• **PROVIDED INFORMATION**
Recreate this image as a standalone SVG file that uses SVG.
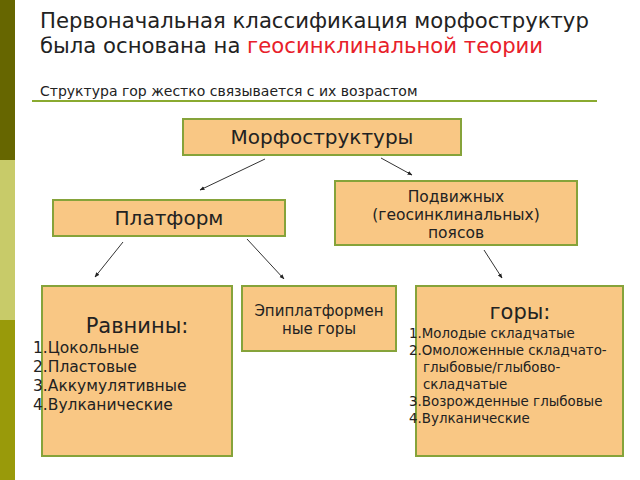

* * *

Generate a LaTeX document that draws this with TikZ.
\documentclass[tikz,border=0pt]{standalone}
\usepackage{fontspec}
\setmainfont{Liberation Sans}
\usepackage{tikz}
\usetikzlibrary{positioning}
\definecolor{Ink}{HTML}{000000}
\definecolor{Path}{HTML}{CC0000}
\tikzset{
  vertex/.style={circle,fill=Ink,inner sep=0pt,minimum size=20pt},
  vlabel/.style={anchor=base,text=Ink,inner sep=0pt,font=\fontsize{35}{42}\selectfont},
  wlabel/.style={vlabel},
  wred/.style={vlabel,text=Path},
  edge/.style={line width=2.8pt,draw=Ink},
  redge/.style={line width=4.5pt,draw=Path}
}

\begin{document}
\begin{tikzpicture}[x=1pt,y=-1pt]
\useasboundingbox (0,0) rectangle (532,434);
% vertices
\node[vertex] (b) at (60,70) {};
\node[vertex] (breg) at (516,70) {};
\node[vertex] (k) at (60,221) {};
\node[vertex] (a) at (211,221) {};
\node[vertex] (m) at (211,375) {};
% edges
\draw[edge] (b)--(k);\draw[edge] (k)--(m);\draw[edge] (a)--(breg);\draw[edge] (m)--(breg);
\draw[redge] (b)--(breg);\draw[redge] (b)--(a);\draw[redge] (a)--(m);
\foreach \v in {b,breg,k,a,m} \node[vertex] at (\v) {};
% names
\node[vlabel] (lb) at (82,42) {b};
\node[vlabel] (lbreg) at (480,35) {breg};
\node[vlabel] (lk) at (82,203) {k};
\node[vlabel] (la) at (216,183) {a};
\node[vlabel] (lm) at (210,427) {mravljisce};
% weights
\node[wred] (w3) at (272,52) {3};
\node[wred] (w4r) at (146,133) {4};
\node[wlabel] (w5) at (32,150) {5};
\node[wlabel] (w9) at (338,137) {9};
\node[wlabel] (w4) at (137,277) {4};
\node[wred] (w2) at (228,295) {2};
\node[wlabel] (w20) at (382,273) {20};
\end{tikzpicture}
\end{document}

• **TASK GOAL**
Pull out and copy each line containing the string "that".

• **RESPONSE TO THE EXERCISE**
Recreate this image as a standalone SVG file that uses SVG.
Generate a LaTeX document that draws this with TikZ.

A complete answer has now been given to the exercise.